Besides direct ingestion of chemical polluted products, humans and animals can get affected by chemical residues that get emitted into the environment; for example, chemicals that flow into water bodies near agricultural and industrial sites.
According to the World Health Organisation (WHO), hundreds of thousands of people annually die from unintentional poisoning due to excessive exposure and inappropriate use of toxic chemicals.
In the wake of the reported outbreak of Fall Army Worms in various parts of the country, it is anticipated that farmers have intensified usage of various pesticides to save their crops from damage from the said pests.
This comes with a high risk of chemical pollution in various dimensions. This risk increases with reported and observed increased rainfall activities causing flash floods. It is for this reason mitigatory measures are always emphasized at all levels.

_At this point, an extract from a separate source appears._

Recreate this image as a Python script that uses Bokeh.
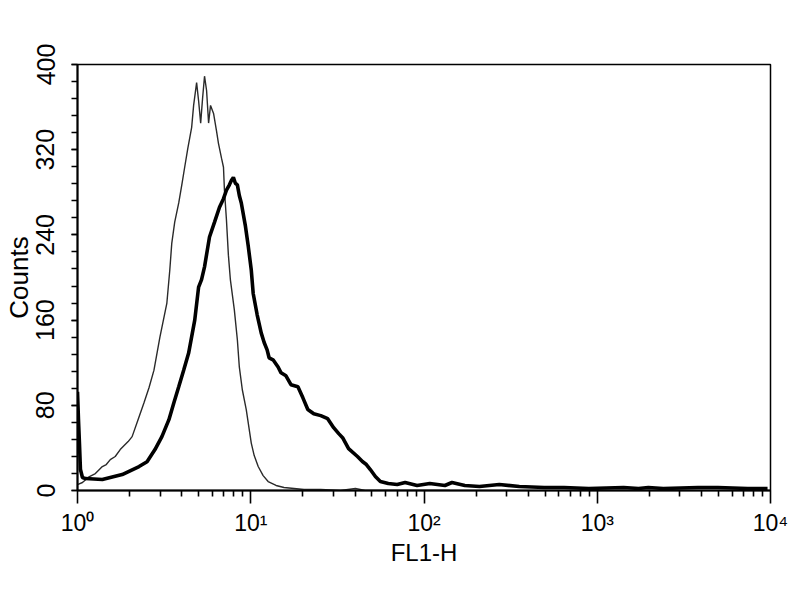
from bokeh.plotting import figure
from bokeh.models import Range1d, FixedTicker, CustomJSTickFormatter
from bokeh.embed import file_html
from bokeh.resources import INLINE

# control (thin line) histogram
ctrl_x = [1.0, 1.068, 1.172, 1.268, 1.337, 1.391, 1.466, 1.546, 1.651, 1.764,
          1.859, 1.960, 2.067, 2.236, 2.42, 2.586, 2.763, 2.99, 3.28, 3.41,
          3.50, 3.64, 3.84, 4.00, 4.16, 4.33, 4.56, 4.68, 4.87, 5.00,
          5.14, 5.27, 5.41, 5.56, 5.71, 5.86, 6.10, 6.34, 6.51, 6.78,
          6.96, 7.05, 7.24, 7.43, 7.63, 8.04, 8.37, 8.59, 8.94, 9.42,
          10.07, 10.47, 11.04, 11.79, 12.60, 14.0, 15.56, 20.3, 25.35, 33.0,
          40.2, 45.7, 141.0]
ctrl_y = [5.6, 7.5, 13.1, 15.9, 19.7, 22.5, 24.4, 29.0, 31.9, 38.4,
          42.2, 45.9, 50.6, 66.5, 82.4, 96.5, 113, 144, 176, 207,
          232, 252, 270, 287, 304, 321, 341, 361.6, 383, 366,
          345, 368, 389, 375.6, 345, 361.6, 354, 338, 326, 312,
          303.5, 282, 254, 221, 197.7, 169.6, 141.5, 116, 94.6, 75.9,
          44.5, 32.8, 22.5, 14.0, 8.4, 4.7, 2.8, 0.9, 1.0, 0.0,
          1.9, 0.0, 0.0]

# stained sample (thick line) histogram
samp_x = [1.0, 1.013, 1.027, 1.04, 1.068, 1.111, 1.391, 1.811, 2.266, 2.52,
          2.80, 3.07, 3.37, 3.60, 3.84, 4.10, 4.38, 4.75, 5.00, 5.20,
          5.41, 5.78, 6.18, 6.60, 6.96, 7.24, 7.53, 7.73, 7.94, 8.15,
          8.37, 8.59, 8.82, 9.30, 9.68, 10.07, 10.33, 10.89, 11.49, 11.95,
          12.43, 12.76, 13.45, 14.38, 14.96, 15.97, 17.06, 18.72, 20.0, 21.35,
          23.1, 25.35, 27.8, 30.1, 32.2, 33.9, 36.7, 41.3, 44.1, 46.5,
          49.0, 52.4, 55.98, 62.2, 70.0, 77.8, 91.2, 108, 132, 145,
          172, 209, 272, 355, 494, 643, 894, 1419, 1730, 1972,
          2405, 3817, 4970, 7385, 9615]
samp_y = [92.7, 66.5, 43.0, 19.7, 12.2, 11.2, 10.3, 15.0, 22.5, 27.0,
          38.4, 50.6, 66.5, 82.4, 97.4, 113, 129, 160, 191, 198,
          210, 238, 252, 266, 274, 282, 287, 291, 294, 288.5,
          287, 277, 270, 249, 229, 207, 185, 165, 148, 139,
          132, 124.6, 122.7, 116, 110.5, 107.7, 99.3, 97.4, 87.0, 76.0,
          72.0, 70.3, 67.4, 59.0, 53.4, 49.6, 39.3, 31.9, 27.2, 24.4,
          19.7, 13.1, 8.4, 6.6, 5.6, 7.5, 4.7, 6.6, 4.7, 7.5,
          4.7, 3.7, 5.6, 3.7, 2.8, 2.8, 1.9, 2.8, 1.9, 2.8,
          1.9, 2.8, 2.8, 1.9, 1.9]

x_ticks = [1, 10, 100, 1000, 10000]
x_tick_labels = ["10\u2070", "10\u00b9", "10\u00b2", "10\u00b3", "10\u2074"]
y_ticks = [0, 80, 160, 240, 320, 400]

x_minor = [m * d for d in [1, 10, 100, 1000] for m in range(2, 10)]
y_minor = list(range(0, 401, 16))

FONT = "Liberation Sans Narrow, Liberation Sans"

p = figure(width=792, height=568, x_axis_type="log",
           x_range=Range1d(1, 10000), y_range=Range1d(0, 400),
           output_backend="svg", toolbar_location=None,
           min_border_left=75, min_border_top=64,
           min_border_right=22, min_border_bottom=77)

p.line(ctrl_x, ctrl_y, line_color="#2a2a2a", line_width=1.4)
p.line(samp_x, samp_y, line_color="black", line_width=3.6)

p.xgrid.visible = False
p.ygrid.visible = False
p.outline_line_color = "black"
p.outline_line_width = 1.5
p.outline_line_alpha = 1

p.xaxis.ticker = FixedTicker(ticks=x_ticks, minor_ticks=x_minor)
p.xaxis.formatter = CustomJSTickFormatter(
    args=dict(decades=x_ticks, names=x_tick_labels),
    code="""
    const i = decades.findIndex(t => Math.abs(t - tick) < 1e-6 * t);
    return i >= 0 ? names[i] : '';
""")
p.yaxis.ticker = FixedTicker(ticks=y_ticks, minor_ticks=y_minor)
p.yaxis.major_label_orientation = "vertical"

for ax in (p.xaxis, p.yaxis):
    ax.axis_line_width = 2
    ax.axis_line_color = "black"
    ax.major_tick_line_color = "black"
    ax.minor_tick_line_color = "black"
    ax.major_tick_line_width = 1.6
    ax.minor_tick_line_width = 1.6
    ax.major_tick_in = 0
    ax.minor_tick_in = 0
    ax.major_label_text_font = FONT
    ax.major_label_text_color = "black"
    ax.axis_label_text_font = FONT
    ax.axis_label_text_font_style = "normal"
    ax.axis_label_text_color = "black"

p.xaxis.major_tick_out = 13
p.xaxis.minor_tick_out = 6
p.xaxis.major_label_standoff = 6
p.xaxis.major_label_text_font_size = "23px"
p.xaxis.axis_label = "FL1-H"
p.xaxis.axis_label_text_font_size = "24px"
p.xaxis.axis_label_standoff = 0

p.yaxis.major_tick_out = 6
p.yaxis.minor_tick_out = 6
p.yaxis.major_label_standoff = 17
p.yaxis.major_label_text_font_size = "25px"
p.yaxis.axis_label = "Counts"
p.yaxis.axis_label_text_font_size = "26px"
p.yaxis.axis_label_standoff = 0

open("out.html", "w").write(file_html(p, INLINE))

Some of the mitigation measures include precision application to ensure chemicals are applied on the actual target and helps to reduce the amount of chemicals applied;recovery and treatment of contaminated runoff with installation of wetland stripes suitable to clean up runoff and water drainage; reinforcing education of chemical users and the public in general about chemical hazards; and thorough toxicity testing and proper registration and management of chemicals and formulations.
Some safety tips when handling chemicals to avoid environmental pollution include;
• Storing of pesticides in properly labelled containers in a concrete shed, impervious to liquids, free from cracks and smooth to facilitate cleaning;
• Storing ppesticides separately, according to their use such as herbicides and insecticides;
• Storing pesticides in a location away from homes, highly populated areas, drinking water sources, and areas liable to flooding; and
• Providing personnel involved in the storage of pesticides with acid or chemical resistant clothing with buttons to the neck, Polyvinyl Chloride (PVC) Gloves, Polyvinyl (PVC) aprons, rubber boots, respirator canisters with filters specific for dust, mist, fumes, gases and vapours, Face shields and any other appropriate Personal Protective Equipment (PPE).
While safety measures reduce the risk of contamination, another school of thought points to permanent sustainable solutions—a complete transformation to sustainable and ecologically friendly production, which include key principles such as minimal use of agrochemicals, building and maintaining healthy soils; and promoting biodiversity.
It is worth noting that ZEMA regulates the entire chemical cycle from manufacturing or importation to disposal.
According to section 66 of the Environmental Management Act (EMA) Number 12 of 2011, ZEMA is mandated with the responsibility to, among other things, control the importation, exportation, manufacturing, storage, distribution, sale, use, packaging, transportation, disposal and advertising of Pesticides and Toxic Substances (PTS).